Material
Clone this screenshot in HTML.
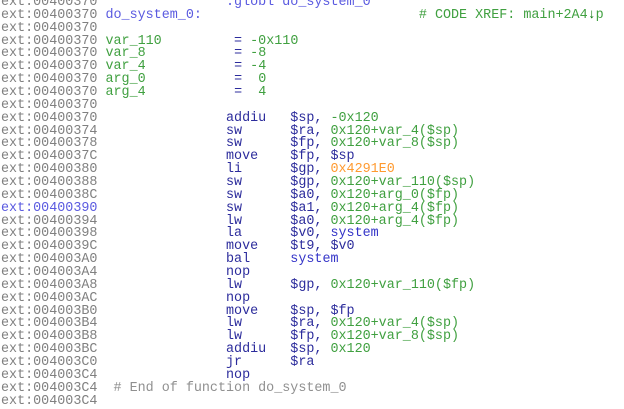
<!DOCTYPE html>
<html><head><meta charset="utf-8"><style>
html,body{margin:0;padding:0;background:#fff;width:624px;height:404px;overflow:hidden}
pre{position:absolute;left:1px;top:-3px;margin:0;font-family:"Liberation Mono",monospace;font-size:13.4px;letter-spacing:0px;line-height:12.86px;color:#808080;white-space:pre}
.b{color:#2c2c9c}.l{color:#5a5ae0}.g{color:#40a040}.o{color:#ff9a30}.s{color:#3434c8}.c{color:#909090}.h{color:#5a5ae0}.x{color:#40a040}.k{color:#007000;font-weight:bold}
</style></head><body><pre>ext:00400370                <span class="l">.globl do_system_0</span>
ext:00400370 <span class="l">do_system_0:</span>                           <span class="x"># CODE XREF: main+2A4</span><span class="k">↓</span><span class="x">p</span>
ext:00400370
ext:00400370 <span class="g">var_110</span>         <span class="b">=</span> <span class="g">-0x110</span>
ext:00400370 <span class="g">var_8</span>           <span class="b">=</span> <span class="g">-8</span>
ext:00400370 <span class="g">var_4</span>           <span class="b">=</span> <span class="g">-4</span>
ext:00400370 <span class="g">arg_0</span>           <span class="b">=</span>  <span class="g">0</span>
ext:00400370 <span class="g">arg_4</span>           <span class="b">=</span>  <span class="g">4</span>
ext:00400370
ext:00400370                <span class="b">addiu   $sp, </span><span class="g">-0x120</span>
ext:00400374                <span class="b">sw      $ra, </span><span class="g">0x120+var_4($sp)</span>
ext:00400378                <span class="b">sw      $fp, </span><span class="g">0x120+var_8($sp)</span>
ext:0040037C                <span class="b">move    $fp, $sp</span>
ext:00400380                <span class="b">li      $gp, </span><span class="o">0x4291E0</span>
ext:00400388                <span class="b">sw      $gp, </span><span class="g">0x120+var_110($sp)</span>
ext:0040038C                <span class="b">sw      $a0, </span><span class="g">0x120+arg_0($fp)</span>
<span class="h">ext:00400390</span>                <span class="b">sw      $a1, </span><span class="g">0x120+arg_4($fp)</span>
ext:00400394                <span class="b">lw      $a0, </span><span class="g">0x120+arg_4($fp)</span>
ext:00400398                <span class="b">la      $v0, </span><span class="s">system</span>
ext:0040039C                <span class="b">move    $t9, $v0</span>
ext:004003A0                <span class="b">bal     </span><span class="s">system</span>
ext:004003A4                <span class="b">nop</span>
ext:004003A8                <span class="b">lw      $gp, </span><span class="g">0x120+var_110($fp)</span>
ext:004003AC                <span class="b">nop</span>
ext:004003B0                <span class="b">move    $sp, $fp</span>
ext:004003B4                <span class="b">lw      $ra, </span><span class="g">0x120+var_4($sp)</span>
ext:004003B8                <span class="b">lw      $fp, </span><span class="g">0x120+var_8($sp)</span>
ext:004003BC                <span class="b">addiu   $sp, </span><span class="g">0x120</span>
ext:004003C0                <span class="b">jr      $ra</span>
ext:004003C4                <span class="b">nop</span>
ext:004003C4  <span class="c"># End of function do_system_0</span>
ext:004003C4
</pre></body></html>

What you need to do
Please set down each line of the data above exactly as written, without the pictures.

Answer in full
Clone this screenshot in HTML.
<!DOCTYPE html>
<html><head><meta charset="utf-8"><style>
html,body{margin:0;padding:0;background:#fff;width:624px;height:404px;overflow:hidden}
pre{position:absolute;left:1px;top:-3px;margin:0;font-family:"Liberation Mono",monospace;font-size:13.4px;letter-spacing:0px;line-height:12.86px;color:#808080;white-space:pre}
.b{color:#2c2c9c}.l{color:#5a5ae0}.g{color:#40a040}.o{color:#ff9a30}.s{color:#3434c8}.c{color:#909090}.h{color:#5a5ae0}.x{color:#40a040}.k{color:#007000;font-weight:bold}
</style></head><body><pre>ext:00400370                <span class="l">.globl do_system_0</span>
ext:00400370 <span class="l">do_system_0:</span>                           <span class="x"># CODE XREF: main+2A4</span><span class="k">↓</span><span class="x">p</span>
ext:00400370
ext:00400370 <span class="g">var_110</span>         <span class="b">=</span> <span class="g">-0x110</span>
ext:00400370 <span class="g">var_8</span>           <span class="b">=</span> <span class="g">-8</span>
ext:00400370 <span class="g">var_4</span>           <span class="b">=</span> <span class="g">-4</span>
ext:00400370 <span class="g">arg_0</span>           <span class="b">=</span>  <span class="g">0</span>
ext:00400370 <span class="g">arg_4</span>           <span class="b">=</span>  <span class="g">4</span>
ext:00400370
ext:00400370                <span class="b">addiu   $sp, </span><span class="g">-0x120</span>
ext:00400374                <span class="b">sw      $ra, </span><span class="g">0x120+var_4($sp)</span>
ext:00400378                <span class="b">sw      $fp, </span><span class="g">0x120+var_8($sp)</span>
ext:0040037C                <span class="b">move    $fp, $sp</span>
ext:00400380                <span class="b">li      $gp, </span><span class="o">0x4291E0</span>
ext:00400388                <span class="b">sw      $gp, </span><span class="g">0x120+var_110($sp)</span>
ext:0040038C                <span class="b">sw      $a0, </span><span class="g">0x120+arg_0($fp)</span>
<span class="h">ext:00400390</span>                <span class="b">sw      $a1, </span><span class="g">0x120+arg_4($fp)</span>
ext:00400394                <span class="b">lw      $a0, </span><span class="g">0x120+arg_4($fp)</span>
ext:00400398                <span class="b">la      $v0, </span><span class="s">system</span>
ext:0040039C                <span class="b">move    $t9, $v0</span>
ext:004003A0                <span class="b">bal     </span><span class="s">system</span>
ext:004003A4                <span class="b">nop</span>
ext:004003A8                <span class="b">lw      $gp, </span><span class="g">0x120+var_110($fp)</span>
ext:004003AC                <span class="b">nop</span>
ext:004003B0                <span class="b">move    $sp, $fp</span>
ext:004003B4                <span class="b">lw      $ra, </span><span class="g">0x120+var_4($sp)</span>
ext:004003B8                <span class="b">lw      $fp, </span><span class="g">0x120+var_8($sp)</span>
ext:004003BC                <span class="b">addiu   $sp, </span><span class="g">0x120</span>
ext:004003C0                <span class="b">jr      $ra</span>
ext:004003C4                <span class="b">nop</span>
ext:004003C4  <span class="c"># End of function do_system_0</span>
ext:004003C4
</pre></body></html>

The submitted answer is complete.